When learning to use a new piece of software, it helps to have some data to work with. Here is an example for Apache Spark. I did this on OSX (El Capitan), but apart from the first step, the steps below should work on a Linux cluster. I had already set up Hadoop in pseudo-distributed mode.

The example below uses weather data from the USA's National Oceanic and Atmospheric Administration. They consist of thousands of zipped text files grouped into year folders from 1901 onwards.

Install wget

Ignore this if using Linux. Curl cannot be used to download a directory without writing looping code. The easiest way to install wget is to install Homebrew, which in turn requires the Command Line Tools.
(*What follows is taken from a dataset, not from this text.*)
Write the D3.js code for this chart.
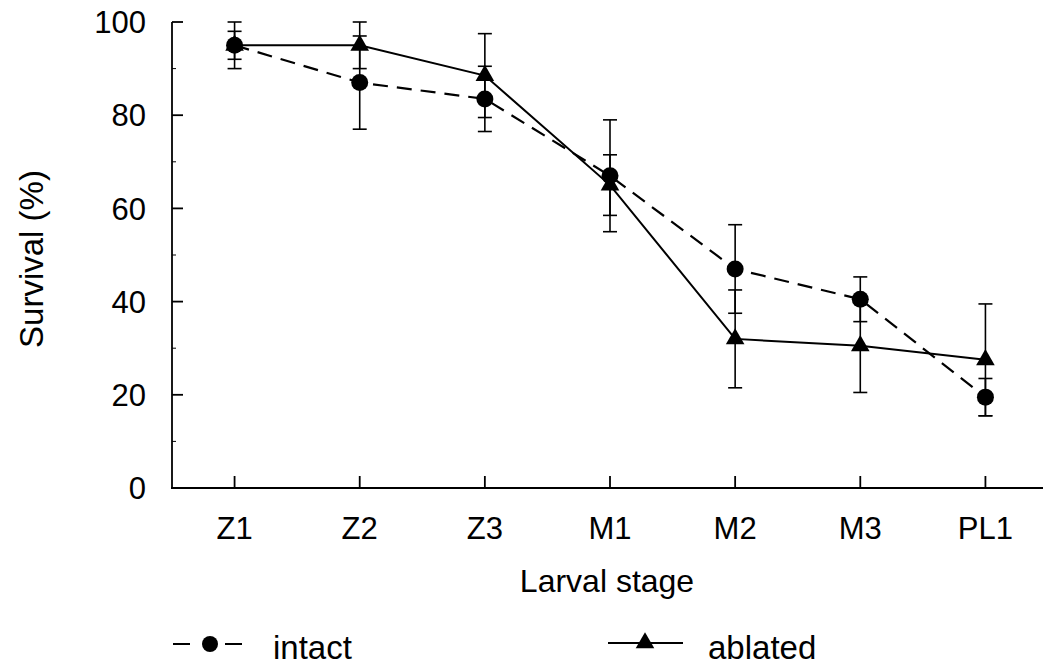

On the assumption that anyone reading this will already have done so, enter the following at the command-line:

ruby -e "$(curl -fsSL https://raw.githubusercontent.com/Homebrew/install/master/install)"
brew install wget

Download data

I would start with a year's worth of data, at least on a development machine. The uncompressed files for a more recent year take up c20 GB. Change directory to a suitable location and enter (where YYYY refers to the year selected):

wget -r ftp://ftp.ncdc.noaa.gov/pub/data/noaa/YYYY/

Create a single uncompressed annual file

Loading thousands of files into Hadoop is hardly efficient. To convert all the downloaded .gz files into one text file:

gunzip -cr download-directory-nametarget-file-name.txt

Load into HDFS

Create a target folder and load the file:

hadoop fs -mkdir /target-directory
hadoop fs -copyFromLocal /local-file-system-path-and-name.txt /hdfs-path-and name.txt

Load into Spark

If just experimenting using the Scala REPL:

spark-shell
val myRDD = sc.textFile("hdfs://localhost/hdfs-path-and-name.txt"

Finally

Keep in mind how much memory you have before doing this on a laptop. Spark does cope, but it somewhat defeats the object if it spills to disk.